▶ [Required work]: Will you output all of the data below exactly, omitting the images?

▶ [Material provided]:

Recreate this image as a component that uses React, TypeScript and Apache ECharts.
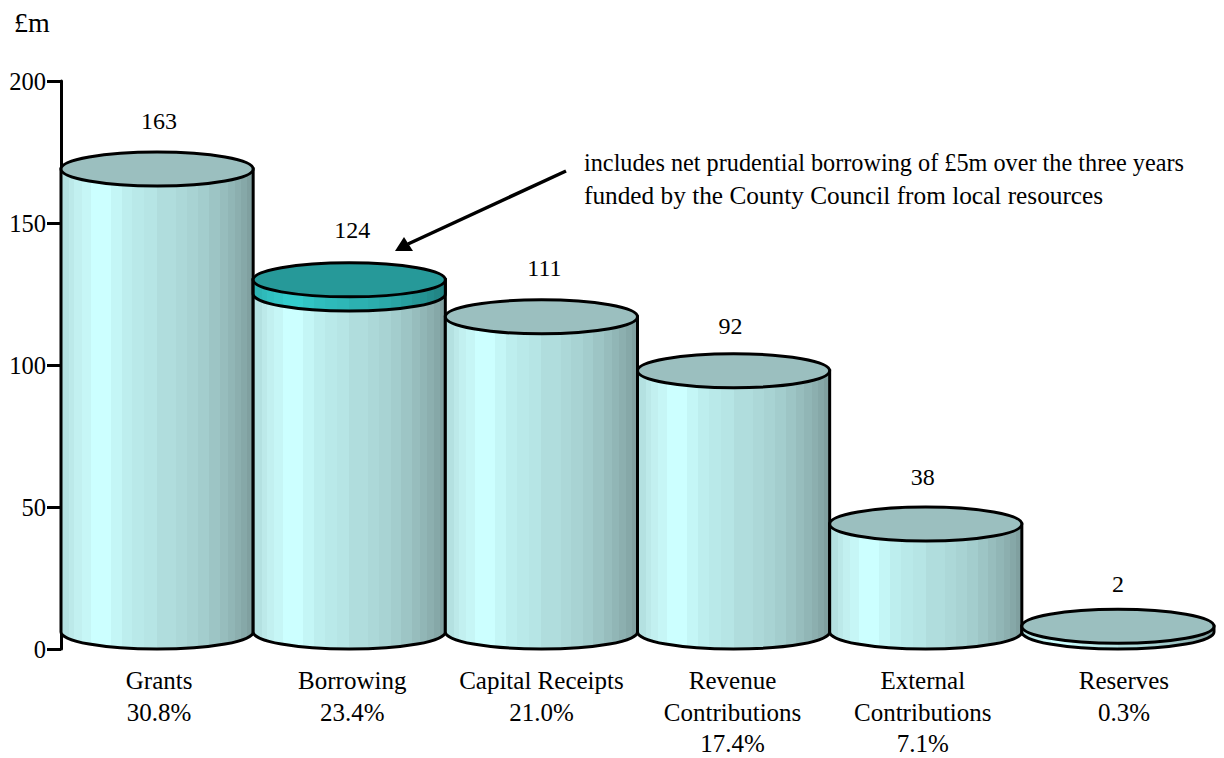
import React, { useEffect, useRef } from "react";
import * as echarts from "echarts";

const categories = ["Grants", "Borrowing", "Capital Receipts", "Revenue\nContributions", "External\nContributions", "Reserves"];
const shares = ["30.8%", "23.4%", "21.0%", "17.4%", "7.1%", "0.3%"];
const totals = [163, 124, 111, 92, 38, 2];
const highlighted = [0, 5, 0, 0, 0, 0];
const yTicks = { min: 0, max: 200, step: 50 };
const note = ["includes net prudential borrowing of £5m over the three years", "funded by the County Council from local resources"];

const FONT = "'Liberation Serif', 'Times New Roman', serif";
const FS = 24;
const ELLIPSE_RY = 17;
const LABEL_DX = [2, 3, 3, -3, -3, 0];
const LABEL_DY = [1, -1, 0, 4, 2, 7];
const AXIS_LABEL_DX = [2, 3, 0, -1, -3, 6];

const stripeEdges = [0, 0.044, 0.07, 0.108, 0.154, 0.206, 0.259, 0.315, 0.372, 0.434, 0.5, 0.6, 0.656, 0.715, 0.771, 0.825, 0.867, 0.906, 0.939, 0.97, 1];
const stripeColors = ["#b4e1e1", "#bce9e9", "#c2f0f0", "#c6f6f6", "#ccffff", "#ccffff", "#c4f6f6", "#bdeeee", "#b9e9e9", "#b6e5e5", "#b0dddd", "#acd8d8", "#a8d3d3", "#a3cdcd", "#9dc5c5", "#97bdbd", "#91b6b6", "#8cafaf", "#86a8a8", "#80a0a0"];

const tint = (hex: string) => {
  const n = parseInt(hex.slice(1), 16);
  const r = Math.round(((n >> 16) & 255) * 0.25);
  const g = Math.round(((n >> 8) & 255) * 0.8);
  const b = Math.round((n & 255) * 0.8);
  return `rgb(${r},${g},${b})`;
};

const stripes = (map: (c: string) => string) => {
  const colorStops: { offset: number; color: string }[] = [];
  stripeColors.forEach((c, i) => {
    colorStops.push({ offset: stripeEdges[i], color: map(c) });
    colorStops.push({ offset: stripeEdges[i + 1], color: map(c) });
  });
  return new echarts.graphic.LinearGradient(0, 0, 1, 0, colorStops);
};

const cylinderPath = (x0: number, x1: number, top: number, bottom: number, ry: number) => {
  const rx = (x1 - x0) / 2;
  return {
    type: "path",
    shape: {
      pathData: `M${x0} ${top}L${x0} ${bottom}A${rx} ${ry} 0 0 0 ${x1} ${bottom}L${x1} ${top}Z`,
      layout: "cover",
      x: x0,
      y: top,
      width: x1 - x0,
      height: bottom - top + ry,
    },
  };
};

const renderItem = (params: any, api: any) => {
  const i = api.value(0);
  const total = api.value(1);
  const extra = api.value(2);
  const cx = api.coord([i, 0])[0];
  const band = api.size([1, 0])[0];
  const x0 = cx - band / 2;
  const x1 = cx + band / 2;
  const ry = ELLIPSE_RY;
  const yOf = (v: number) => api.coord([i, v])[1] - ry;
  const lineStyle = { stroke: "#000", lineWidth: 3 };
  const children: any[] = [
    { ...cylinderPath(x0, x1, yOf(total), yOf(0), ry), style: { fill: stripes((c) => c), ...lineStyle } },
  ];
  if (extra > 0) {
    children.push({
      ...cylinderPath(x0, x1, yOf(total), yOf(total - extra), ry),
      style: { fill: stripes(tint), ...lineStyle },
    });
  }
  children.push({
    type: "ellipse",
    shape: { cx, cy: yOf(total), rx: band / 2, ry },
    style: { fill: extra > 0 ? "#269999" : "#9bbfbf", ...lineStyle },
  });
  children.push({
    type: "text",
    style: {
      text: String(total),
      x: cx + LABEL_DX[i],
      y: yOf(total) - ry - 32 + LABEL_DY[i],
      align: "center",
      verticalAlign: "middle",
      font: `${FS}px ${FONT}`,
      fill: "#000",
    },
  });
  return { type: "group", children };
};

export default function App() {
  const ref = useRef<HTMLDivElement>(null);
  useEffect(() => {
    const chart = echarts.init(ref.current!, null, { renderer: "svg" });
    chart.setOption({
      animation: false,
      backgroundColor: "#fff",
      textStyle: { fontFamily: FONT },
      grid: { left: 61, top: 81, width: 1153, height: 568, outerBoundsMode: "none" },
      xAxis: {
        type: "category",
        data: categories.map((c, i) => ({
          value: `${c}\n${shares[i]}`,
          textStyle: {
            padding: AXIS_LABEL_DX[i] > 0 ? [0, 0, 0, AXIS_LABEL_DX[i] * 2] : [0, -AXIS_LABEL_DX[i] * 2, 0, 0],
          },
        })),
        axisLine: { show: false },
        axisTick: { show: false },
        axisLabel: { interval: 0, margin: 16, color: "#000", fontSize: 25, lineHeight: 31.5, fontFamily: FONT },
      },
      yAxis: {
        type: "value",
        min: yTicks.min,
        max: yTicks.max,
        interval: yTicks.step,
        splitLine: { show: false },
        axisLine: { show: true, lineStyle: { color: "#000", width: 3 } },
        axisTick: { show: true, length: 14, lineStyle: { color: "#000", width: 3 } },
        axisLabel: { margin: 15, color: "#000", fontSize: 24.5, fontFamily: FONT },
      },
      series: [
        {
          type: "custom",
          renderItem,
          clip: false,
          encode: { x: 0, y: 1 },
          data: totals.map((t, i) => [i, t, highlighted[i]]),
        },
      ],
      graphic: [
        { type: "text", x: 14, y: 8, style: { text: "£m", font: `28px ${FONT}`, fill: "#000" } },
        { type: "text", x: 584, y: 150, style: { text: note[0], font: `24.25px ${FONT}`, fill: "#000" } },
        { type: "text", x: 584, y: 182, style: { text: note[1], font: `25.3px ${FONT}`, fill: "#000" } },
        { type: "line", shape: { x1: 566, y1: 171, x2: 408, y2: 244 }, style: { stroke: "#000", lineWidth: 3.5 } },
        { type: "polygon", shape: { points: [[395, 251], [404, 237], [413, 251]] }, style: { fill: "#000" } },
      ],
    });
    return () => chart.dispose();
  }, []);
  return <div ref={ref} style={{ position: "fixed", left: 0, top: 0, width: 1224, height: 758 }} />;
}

▶ [Response to the exercise]:
Recreate this image as a component that uses React, TypeScript and Apache ECharts.
import React, { useEffect, useRef } from "react";
import * as echarts from "echarts";

const categories = ["Grants", "Borrowing", "Capital Receipts", "Revenue\nContributions", "External\nContributions", "Reserves"];
const shares = ["30.8%", "23.4%", "21.0%", "17.4%", "7.1%", "0.3%"];
const totals = [163, 124, 111, 92, 38, 2];
const highlighted = [0, 5, 0, 0, 0, 0];
const yTicks = { min: 0, max: 200, step: 50 };
const note = ["includes net prudential borrowing of £5m over the three years", "funded by the County Council from local resources"];

const FONT = "'Liberation Serif', 'Times New Roman', serif";
const FS = 24;
const ELLIPSE_RY = 17;
const LABEL_DX = [2, 3, 3, -3, -3, 0];
const LABEL_DY = [1, -1, 0, 4, 2, 7];
const AXIS_LABEL_DX = [2, 3, 0, -1, -3, 6];

const stripeEdges = [0, 0.044, 0.07, 0.108, 0.154, 0.206, 0.259, 0.315, 0.372, 0.434, 0.5, 0.6, 0.656, 0.715, 0.771, 0.825, 0.867, 0.906, 0.939, 0.97, 1];
const stripeColors = ["#b4e1e1", "#bce9e9", "#c2f0f0", "#c6f6f6", "#ccffff", "#ccffff", "#c4f6f6", "#bdeeee", "#b9e9e9", "#b6e5e5", "#b0dddd", "#acd8d8", "#a8d3d3", "#a3cdcd", "#9dc5c5", "#97bdbd", "#91b6b6", "#8cafaf", "#86a8a8", "#80a0a0"];

const tint = (hex: string) => {
  const n = parseInt(hex.slice(1), 16);
  const r = Math.round(((n >> 16) & 255) * 0.25);
  const g = Math.round(((n >> 8) & 255) * 0.8);
  const b = Math.round((n & 255) * 0.8);
  return `rgb(${r},${g},${b})`;
};

const stripes = (map: (c: string) => string) => {
  const colorStops: { offset: number; color: string }[] = [];
  stripeColors.forEach((c, i) => {
    colorStops.push({ offset: stripeEdges[i], color: map(c) });
    colorStops.push({ offset: stripeEdges[i + 1], color: map(c) });
  });
  return new echarts.graphic.LinearGradient(0, 0, 1, 0, colorStops);
};

const cylinderPath = (x0: number, x1: number, top: number, bottom: number, ry: number) => {
  const rx = (x1 - x0) / 2;
  return {
    type: "path",
    shape: {
      pathData: `M${x0} ${top}L${x0} ${bottom}A${rx} ${ry} 0 0 0 ${x1} ${bottom}L${x1} ${top}Z`,
      layout: "cover",
      x: x0,
      y: top,
      width: x1 - x0,
      height: bottom - top + ry,
    },
  };
};

const renderItem = (params: any, api: any) => {
  const i = api.value(0);
  const total = api.value(1);
  const extra = api.value(2);
  const cx = api.coord([i, 0])[0];
  const band = api.size([1, 0])[0];
  const x0 = cx - band / 2;
  const x1 = cx + band / 2;
  const ry = ELLIPSE_RY;
  const yOf = (v: number) => api.coord([i, v])[1] - ry;
  const lineStyle = { stroke: "#000", lineWidth: 3 };
  const children: any[] = [
    { ...cylinderPath(x0, x1, yOf(total), yOf(0), ry), style: { fill: stripes((c) => c), ...lineStyle } },
  ];
  if (extra > 0) {
    children.push({
      ...cylinderPath(x0, x1, yOf(total), yOf(total - extra), ry),
      style: { fill: stripes(tint), ...lineStyle },
    });
  }
  children.push({
    type: "ellipse",
    shape: { cx, cy: yOf(total), rx: band / 2, ry },
    style: { fill: extra > 0 ? "#269999" : "#9bbfbf", ...lineStyle },
  });
  children.push({
    type: "text",
    style: {
      text: String(total),
      x: cx + LABEL_DX[i],
      y: yOf(total) - ry - 32 + LABEL_DY[i],
      align: "center",
      verticalAlign: "middle",
      font: `${FS}px ${FONT}`,
      fill: "#000",
    },
  });
  return { type: "group", children };
};

export default function App() {
  const ref = useRef<HTMLDivElement>(null);
  useEffect(() => {
    const chart = echarts.init(ref.current!, null, { renderer: "svg" });
    chart.setOption({
      animation: false,
      backgroundColor: "#fff",
      textStyle: { fontFamily: FONT },
      grid: { left: 61, top: 81, width: 1153, height: 568, outerBoundsMode: "none" },
      xAxis: {
        type: "category",
        data: categories.map((c, i) => ({
          value: `${c}\n${shares[i]}`,
          textStyle: {
            padding: AXIS_LABEL_DX[i] > 0 ? [0, 0, 0, AXIS_LABEL_DX[i] * 2] : [0, -AXIS_LABEL_DX[i] * 2, 0, 0],
          },
        })),
        axisLine: { show: false },
        axisTick: { show: false },
        axisLabel: { interval: 0, margin: 16, color: "#000", fontSize: 25, lineHeight: 31.5, fontFamily: FONT },
      },
      yAxis: {
        type: "value",
        min: yTicks.min,
        max: yTicks.max,
        interval: yTicks.step,
        splitLine: { show: false },
        axisLine: { show: true, lineStyle: { color: "#000", width: 3 } },
        axisTick: { show: true, length: 14, lineStyle: { color: "#000", width: 3 } },
        axisLabel: { margin: 15, color: "#000", fontSize: 24.5, fontFamily: FONT },
      },
      series: [
        {
          type: "custom",
          renderItem,
          clip: false,
          encode: { x: 0, y: 1 },
          data: totals.map((t, i) => [i, t, highlighted[i]]),
        },
      ],
      graphic: [
        { type: "text", x: 14, y: 8, style: { text: "£m", font: `28px ${FONT}`, fill: "#000" } },
        { type: "text", x: 584, y: 150, style: { text: note[0], font: `24.25px ${FONT}`, fill: "#000" } },
        { type: "text", x: 584, y: 182, style: { text: note[1], font: `25.3px ${FONT}`, fill: "#000" } },
        { type: "line", shape: { x1: 566, y1: 171, x2: 408, y2: 244 }, style: { stroke: "#000", lineWidth: 3.5 } },
        { type: "polygon", shape: { points: [[395, 251], [404, 237], [413, 251]] }, style: { fill: "#000" } },
      ],
    });
    return () => chart.dispose();
  }, []);
  return <div ref={ref} style={{ position: "fixed", left: 0, top: 0, width: 1224, height: 758 }} />;
}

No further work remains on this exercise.